Mereka khawatir, jika BMTP tidak segera diterbitkan, pelaku industri TPT makin banyak yang gulung tikar. Ketua Asosasi Pertekstilan Indonesia (API) Ade Sudrajat beberapa waktu lalu menyatakan sedikitnya sembilan anggota mereka telah gulung tikar terlindas oleh produk impor.
Sejumlah pelaku industri TPT di Jabar berharap BMTP segera diterbitkan. Sebab mereka meyakini, BMTP bisa menjadi salah satu solusi bagi TPT nasional untuk tetap bertahan.
Diperoleh keterangan BMTP untuk industri TPT telah berada di Kementerian Keuangan. Pemberlakuan aturan yang digadang bakal menekan impor TPT itu menunggu keputusan dari Menteri Keuangan Sri Mulyani Indrawati.
“Prosesnya dari Komite Pengamanan Perdagangan Indonesia (KPPI) sudah selesai, di Kementerian Perdagangan sudah selesai, sekarang Kementerian Keuangan, tinggal ditetapkan,” ujar Kepala Badan Pengkajian dan Pengembangan Perdagangan Kasan Muhri, Rabu (30/10/2019) seperti dilansir CNNIndonesia.com.
Ketua API Ade Sudrajat mengaku industri TPT nasional kini dalam kondisi mengkhawatirkan. Mereka lanjut Ade, kalah bersaing dengan produk impor karena biaya produksi di dalam negeri yang lebih tinggi.
Membanjirnya produk TPT impor akibat perang dagang antara AS dengan China. Produk TPT China masuk ke Indonesia dengan harga yang lebih kompetitip.
Karena itu Kepala Badan Pengkajian dan Pengembangan Perdagangan Kasan Muhri, menyatakan berupaya mengerahkan segala instrumen perdagangan baik safeguard maupun bea masuk anti dumping guna melindungi industri TPT nasional.

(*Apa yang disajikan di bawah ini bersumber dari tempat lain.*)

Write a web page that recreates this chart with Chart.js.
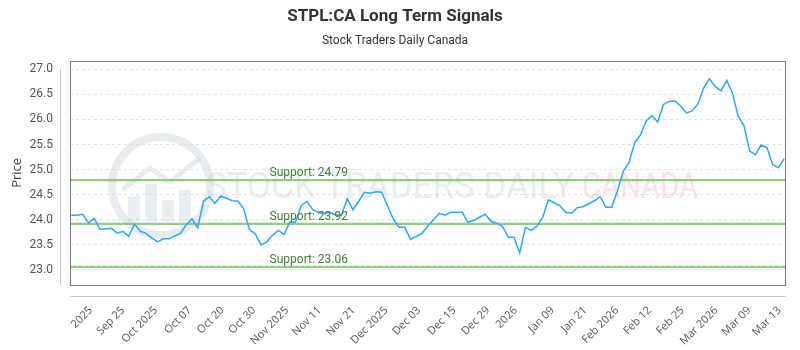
<!DOCTYPE html>
<html><head><meta charset="utf-8">
<script src="https://cdn.jsdelivr.net/npm/chart.js@4.4.1/dist/chart.umd.min.js"></script>
<style>html,body{margin:0;padding:0;background:#fff;}#wrap{width:800px;height:350px;}</style>
</head><body><div id="wrap"><canvas id="c" width="800" height="350"></canvas></div>
<script>
const prices = [
 24.09,24.09,24.11,23.94,24.03,23.81,23.82,23.83,23.73,23.77,23.67,23.91,23.77,23.73,23.64,23.56,23.62,23.62,23.68,23.73,23.90,24.02,23.84,24.37,24.46,24.33,24.47,24.43,24.38,24.37,24.22,
 23.80,23.72,23.50,23.56,23.69,23.79,23.71,23.95,23.95,24.28,24.37,24.20,24.15,24.12,24.15,24.09,24.09,24.42,24.20,24.37,24.55,24.53,24.56,24.55,24.28,24.02,23.85,23.85,23.61,23.67,23.73,
 23.87,24.00,24.13,24.09,24.15,24.15,24.15,23.95,23.99,24.05,24.11,23.97,23.93,23.87,23.65,23.65,23.34,23.85,23.79,23.87,24.05,24.40,24.34,24.28,24.15,24.13,24.24,24.26,24.32,24.38,24.46,24.25,
 24.25,24.58,24.96,25.14,25.54,25.69,25.97,26.08,25.95,26.30,26.36,26.37,26.27,26.13,26.17,26.31,26.63,26.81,26.66,26.57,26.78,26.53,26.06,25.88,25.37,25.30,25.49,25.44,25.10,25.04,25.22
];
const supports = [24.79, 23.92, 23.06];
const supportLabels = ['Support: 24.79', 'Support: 23.92', 'Support: 23.06'];
const yTicks = [23.0, 23.5, 24.0, 24.5, 25.0, 25.5, 26.0, 26.5, 27.0];
const xTickPos = [3.4, 9.0, 14.7, 20.6, 26.3, 31.8, 37.5, 43.2, 49.1, 54.8, 60.5, 66.6, 72.5, 77.3, 83.7, 89.4, 94.9, 100.6, 106.3, 112.2, 117.9, 123.2];
const xTickLabels = ['2025','Sep 25','Oct 2025','Oct 07','Oct 20','Oct 30','Nov 2025','Nov 11','Nov 21','Dec 2025','Dec 03','Dec 15','Dec 29','2026','Jan 09','Jan 21','Feb 2026','Feb 12','Feb 25','Mar 2026','Mar 09','Mar 13'];

const X_MIN = -0.22, X_MAX = prices.length - 1 + 0.29;
const SUPPORT_LABEL_X = 34.5;

const linePoints = prices.map((v, i) => ({x: i, y: v}));
const supportSets = supports.map(s => ({
  data: [{x: X_MIN, y: s}, {x: X_MAX, y: s}],
  borderColor: 'rgba(120,190,105,0.8)', borderWidth: 2.2, pointRadius: 0, fill: false
}));

const watermark = {
  id: 'watermark',
  beforeDatasetsDraw(chart) {
    const ctx = chart.ctx;
    ctx.save();
    ctx.strokeStyle = 'rgba(200,212,222,0.45)';
    ctx.lineWidth = 8;
    ctx.beginPath(); ctx.arc(161, 186, 49, 0, Math.PI * 2); ctx.stroke();
    ctx.fillStyle = 'rgba(200,212,222,0.40)';
    ctx.fillRect(128, 196, 12, 26);
    ctx.fillRect(145, 184, 12, 38);
    ctx.fillRect(162, 200, 12, 22);
    ctx.fillRect(179, 190, 12, 32);
    ctx.strokeStyle = 'rgba(200,212,222,0.45)';
    ctx.lineWidth = 5;
    ctx.beginPath(); ctx.moveTo(122, 190); ctx.lineTo(150, 168); ctx.lineTo(170, 182); ctx.lineTo(200, 158); ctx.stroke();
    ctx.font = '400 46px Roboto';
    ctx.textBaseline = 'alphabetic';
    let t1 = 'STOCK TRADERS DAILY';
    let w1 = ctx.measureText(t1).width;
    ctx.translate(206, 198);
    ctx.scale(368 / w1, 0.8);
    ctx.fillStyle = 'rgba(205,215,225,0.45)';
    ctx.fillText(t1, 0, 0);
    ctx.restore();
    ctx.save();
    ctx.font = '400 46px Roboto';
    let t2 = 'CANADA';
    let w2 = ctx.measureText(t2).width;
    ctx.translate(582, 198);
    ctx.scale(116 / w2, 0.8);
    ctx.fillStyle = 'rgba(250,195,195,0.45)';
    ctx.fillText(t2, 0, 0);
    ctx.restore();
  }
};

const decorations = {
  id: 'decorations',
  afterDraw(chart) {
    const ctx = chart.ctx, a = chart.chartArea;
    const ys = chart.scales.y, xs = chart.scales.x;
    ctx.save();
    ctx.strokeStyle = '#7a7a7a'; ctx.lineWidth = 1;
    ctx.strokeRect(Math.round(a.left) + 0.5, Math.round(a.top) + 0.5, Math.round(a.right - a.left) - 1, Math.round(a.bottom - a.top));
    ctx.strokeStyle = '#c8c8c8';
    ctx.beginPath();
    ctx.moveTo(a.left - 9.5, ys.getPixelForValue(yTicks[yTicks.length - 1]));
    ctx.lineTo(a.left - 9.5, a.bottom);
    ctx.moveTo(a.left, a.bottom + 11.5);
    ctx.lineTo(a.right, a.bottom + 11.5);
    ctx.stroke();
    ctx.font = '12px Roboto';
    ctx.fillStyle = '#3f7f33';
    ctx.textBaseline = 'alphabetic';
    supports.forEach((s, i) => {
      ctx.fillText(supportLabels[i], xs.getPixelForValue(SUPPORT_LABEL_X), ys.getPixelForValue(s) - 4);
    });
    ctx.restore();
  }
};

new Chart(document.getElementById('c'), {
  type: 'line',
  data: {
    datasets: [
      { data: linePoints, borderColor: 'rgb(45,168,248)', borderWidth: 1.5, pointRadius: 0, tension: 0, fill: false },
      ...supportSets
    ]
  },
  options: {
    responsive: false, animation: false, devicePixelRatio: 1,
    layout: { padding: { left: 0, right: 10, top: 0, bottom: 0 } },
    plugins: {
      legend: { display: false }, tooltip: { enabled: false },
      title: { display: true, text: 'STPL:CA Long Term Signals', color: '#333', font: { family: 'Roboto', size: 17, weight: 'bold' }, padding: { top: 7, bottom: 6 } },
      subtitle: { display: true, text: 'Stock Traders Daily Canada', color: '#333', font: { family: 'Roboto', size: 12 }, padding: { top: 0, bottom: 13 } }
    },
    scales: {
      x: {
        type: 'linear', min: X_MIN, max: X_MAX,
        grid: { display: false }, border: { display: false },
        afterBuildTicks(scale) { scale.ticks = xTickPos.map(v => ({ value: v })); },
        afterFit(scale) { scale.height = 65; },
        ticks: {
          autoSkip: false, maxRotation: 45, minRotation: 45, padding: 11, color: '#555',
          font: { family: 'Open Sans', size: 11 },
          callback: (v, i) => xTickLabels[i]
        }
      },
      y: {
        type: 'linear', min: 22.7, max: 27.17,
        grid: { color: '#e3e3e3', drawTicks: false },
        border: { display: false, dash: [3, 3] },
        afterBuildTicks(scale) { scale.ticks = yTicks.map(v => ({ value: v })); },
        afterFit(scale) { scale.width = 70; },
        title: { display: true, text: 'Price', color: '#444', font: { family: 'Open Sans', size: 13 }, padding: { top: 9, bottom: 0 } },
        ticks: { padding: 17, color: '#555', font: { family: 'Roboto', size: 12 }, callback: v => v.toFixed(1) }
      }
    }
  },
  plugins: [watermark, decorations]
});
</script>
</body></html>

Kasan menyebtukan pemerintah telah menentukan besaran bea yang bakal dibebankan kepada produk impor TPT, dari hulu hingga hilir.

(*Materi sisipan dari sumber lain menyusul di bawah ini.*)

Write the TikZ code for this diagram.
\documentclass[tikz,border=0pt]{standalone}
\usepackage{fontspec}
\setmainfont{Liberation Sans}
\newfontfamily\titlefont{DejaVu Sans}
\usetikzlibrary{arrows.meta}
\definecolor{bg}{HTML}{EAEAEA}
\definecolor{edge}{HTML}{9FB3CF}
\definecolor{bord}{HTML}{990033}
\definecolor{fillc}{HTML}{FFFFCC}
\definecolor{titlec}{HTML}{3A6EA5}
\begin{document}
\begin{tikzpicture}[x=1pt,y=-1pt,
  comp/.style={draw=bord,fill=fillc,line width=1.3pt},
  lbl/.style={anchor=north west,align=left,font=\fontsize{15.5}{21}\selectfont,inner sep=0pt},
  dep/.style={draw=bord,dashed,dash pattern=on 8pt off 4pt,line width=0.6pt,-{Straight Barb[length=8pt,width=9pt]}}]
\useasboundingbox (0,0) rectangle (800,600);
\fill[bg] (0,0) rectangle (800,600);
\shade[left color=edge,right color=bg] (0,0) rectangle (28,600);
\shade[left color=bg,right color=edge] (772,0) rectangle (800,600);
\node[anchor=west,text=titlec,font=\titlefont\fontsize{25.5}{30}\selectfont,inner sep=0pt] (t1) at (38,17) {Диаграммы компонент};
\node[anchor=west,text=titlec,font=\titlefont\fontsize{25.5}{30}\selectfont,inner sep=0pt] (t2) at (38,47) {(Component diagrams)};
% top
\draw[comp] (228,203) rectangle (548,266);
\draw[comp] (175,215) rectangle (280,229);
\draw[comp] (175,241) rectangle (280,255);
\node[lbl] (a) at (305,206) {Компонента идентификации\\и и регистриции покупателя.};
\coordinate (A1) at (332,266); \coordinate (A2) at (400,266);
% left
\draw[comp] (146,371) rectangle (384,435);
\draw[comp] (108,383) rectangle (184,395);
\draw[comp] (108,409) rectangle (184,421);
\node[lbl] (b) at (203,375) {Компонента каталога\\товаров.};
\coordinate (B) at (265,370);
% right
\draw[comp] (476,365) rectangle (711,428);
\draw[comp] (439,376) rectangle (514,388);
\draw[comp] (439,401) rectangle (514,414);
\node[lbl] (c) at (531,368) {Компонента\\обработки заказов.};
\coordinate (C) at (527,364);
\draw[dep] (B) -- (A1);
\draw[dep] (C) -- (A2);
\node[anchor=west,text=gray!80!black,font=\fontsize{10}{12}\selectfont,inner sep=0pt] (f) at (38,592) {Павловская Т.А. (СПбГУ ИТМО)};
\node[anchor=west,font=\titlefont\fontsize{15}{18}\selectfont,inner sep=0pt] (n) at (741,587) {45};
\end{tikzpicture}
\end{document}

Menurut Kasan aturan BMTP atau safeguard bakal diterapkan sementara selama 200 hari. Dalam kurun waktu tersebut, tim KPPI akan melakukan investigasi ‘penyakit’ pada industri TPT. Targetnya, regulasi itu terbit akhir tahun ini.

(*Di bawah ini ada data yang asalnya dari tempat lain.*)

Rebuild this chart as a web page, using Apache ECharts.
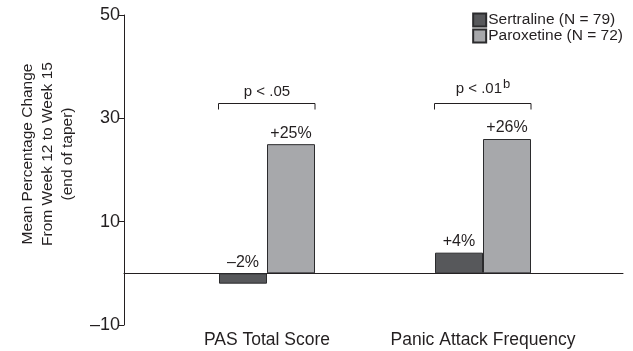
<!DOCTYPE html>
<html>
<head>
<meta charset="utf-8">
<script src="https://cdn.jsdelivr.net/npm/echarts@6/dist/echarts.min.js"></script>
<style>html,body{margin:0;padding:0;background:#fff}#c{width:633px;height:351px}</style>
</head>
<body>
<div id="c"></div>
<script>
const categories = ['PAS Total Score', 'Panic Attack Frequency'];
const seriesNames = ['Sertraline (N = 79)', 'Paroxetine (N = 72)'];
const sertraline = [-2, 4];
const paroxetine = [25, 26];
const pTexts = ['p < .05', 'p < .01'];
const pSup = ['', 'b'];
const bracketY = [33, 33];
const yTicks = { min: -10, max: 50, interval: 20 };

const FONT = 'Liberation Sans, Arial, Helvetica, sans-serif';
const TXT = '#231f20';
const BW = 48;

const chart = echarts.init(document.getElementById('c'));
const labelFmt = p => (p.value > 0 ? '+' : '\u2013') + Math.abs(p.value) + '%';

chart.setOption({
  animation: false,
  textStyle: { fontFamily: FONT, color: TXT },
  grid: [
    { left: 124, right: 10, top: 15, bottom: 26 },
    { left: 159, right: 42, top: 15, bottom: 26 }
  ],
  legend: {
    orient: 'vertical', right: 10, top: 12, itemWidth: 13, itemHeight: 13, itemGap: 0,
    icon: 'rect', padding: [0, 0, 0, 0],
    textStyle: { fontFamily: FONT, fontSize: 15.5, lineHeight: 16, color: TXT, padding: [0, 0, 0, -3] },
    data: seriesNames
  },
  xAxis: [
    { gridIndex: 0, type: 'value', min: 0, max: 1,
      axisLine: { show: true, onZero: true, lineStyle: { color: '#231f20', width: 1 } },
      axisTick: { show: false }, axisLabel: { show: false }, splitLine: { show: false } },
    { gridIndex: 1, type: 'category', data: categories, position: 'bottom',
      axisLine: { show: false, onZero: false }, axisTick: { show: false },
      axisLabel: { interval: 0, fontSize: 17.5, color: TXT, margin: 6, fontFamily: FONT } }
  ],
  yAxis: [
    { gridIndex: 0, type: 'value', min: yTicks.min, max: yTicks.max, interval: yTicks.interval,
      axisLine: { show: true, lineStyle: { color: '#231f20', width: 1 } },
      axisTick: { show: true, length: 6, lineStyle: { color: '#231f20' } },
      axisLabel: { fontSize: 18, color: TXT, margin: 4, fontFamily: FONT,
        formatter: v => v < 0 ? '\u2013' + Math.abs(v) : String(v) },
      splitLine: { show: false },
      name: 'Mean Percentage Change\nFrom Week 12 to Week 15\n(end of taper)',
      nameLocation: 'middle', nameRotate: 90, nameGap: 46,
      nameTextStyle: { fontSize: 15.5, color: TXT, lineHeight: 20, fontFamily: FONT, padding: [0, 0, 0, 32] } },
    { gridIndex: 1, type: 'value', min: yTicks.min, max: yTicks.max, interval: yTicks.interval, show: false }
  ],
  series: [
    { name: seriesNames[0], type: 'bar', xAxisIndex: 1, yAxisIndex: 1, data: sertraline,
      barWidth: BW, barGap: '0%',
      itemStyle: { color: '#57585b', borderColor: '#2b2b2d', borderWidth: 1 },
      label: { show: true, position: 'top', distance: 3, fontSize: 16, color: TXT, fontFamily: FONT, formatter: labelFmt } },
    { name: seriesNames[1], type: 'bar', xAxisIndex: 1, yAxisIndex: 1, data: paroxetine,
      barWidth: BW, barGap: '0%',
      itemStyle: { color: '#a7a8ab', borderColor: '#2b2b2d', borderWidth: 1 },
      label: { show: true, position: 'top', distance: 3, fontSize: 16, color: TXT, fontFamily: FONT, formatter: labelFmt } },
    { type: 'custom', xAxisIndex: 1, yAxisIndex: 1, silent: true,
      data: categories.map((c, i) => [i, bracketY[i], i]),
      renderItem: (params, api) => {
        const i = api.value(2);
        const pt = api.coord([api.value(0), api.value(1)]);
        const x0 = pt[0] - BW - 0.5, x1 = pt[0] + BW, y = Math.round(pt[1]) + 0.5;
        return { type: 'group', children: [
          { type: 'polyline', shape: { points: [[x0, y + 6], [x0, y], [x1, y], [x1, y + 6]] },
            style: { stroke: '#231f20', lineWidth: 1, fill: null } },
          { type: 'text', x: pt[0], y: y - 4,
            style: { text: pTexts[i] + (pSup[i] ? '{s|' + pSup[i] + '}' : ''),
              rich: { s: { fontSize: 13, fontFamily: FONT, fill: TXT, padding: [0, 0, 9, 1] } },
              font: '15px ' + FONT, fill: TXT, align: 'center', verticalAlign: 'bottom' } }
        ] };
      }
    }
  ]
});
</script>
</body>
</html>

“Sebelum berakhir 200 hari, harus ada kepastian akan lanjut atau berhenti. Misalnya lanjut, berarti diteruskan bisa 3 tahun hingga maksimum 5 tahun,” ujarnya.
Bersamaan dengan itu, pemerintah juga akan menerbitkan harmonisasi bea masuk impor TPT. Idealnya, bentuk bea masuk adalah piramida terbalik, artinya makin ke hilir tarifnya makin besar. Akan tetapi, saat ini berlaku ketentuan sebaliknya. Kondisi ini mengakibatkan produksi TPT dalam negeri loyo, sebaliknya banyak produk hilir impor seperti garmen yang membanjiri pasar.
Lihat juga: Pengamat Sesalkan Kenaikan Drastis Iuran BPJS Kesehatan
“Iya, piramida terbalik hulu rendah sampai ke hilir tinggi, supaya harmonis,” tuturnya.
Sebagai gambaran, Kementerian Keuangan beberapa waktu lalu menetapkan Bea Masuk Anti Dumping (BMAD) atas impor produk serat dan benang filamen yang merupakan produk hulu.
Hal tersebut tertuang dalam PMK No. 114/PMK.010/2019 tanggal 5 Agustus 2019. Aturan ini mengatur BMAD atas impor produk serat staple sintetik Polyester Staple Fiber (PSF) dari India, China, dan Taiwan dengan besaran tarif 5,8 persen – 28,5 persen yang berlaku selama 3 tahun. Pengenaan BMAD ini telah diberlakukan sejak 2010.
Selain itu, juga ada PMK No. 115/PMK.010/2019 tanggal 6 Agustus 2019 terkait BMAD atas impor produk benang filamen sintetik Spin Drawn Yarn (SDY) dari China dengan besaran tarif 5,4 persen – 15 persen yang berlaku selama 3 tahun.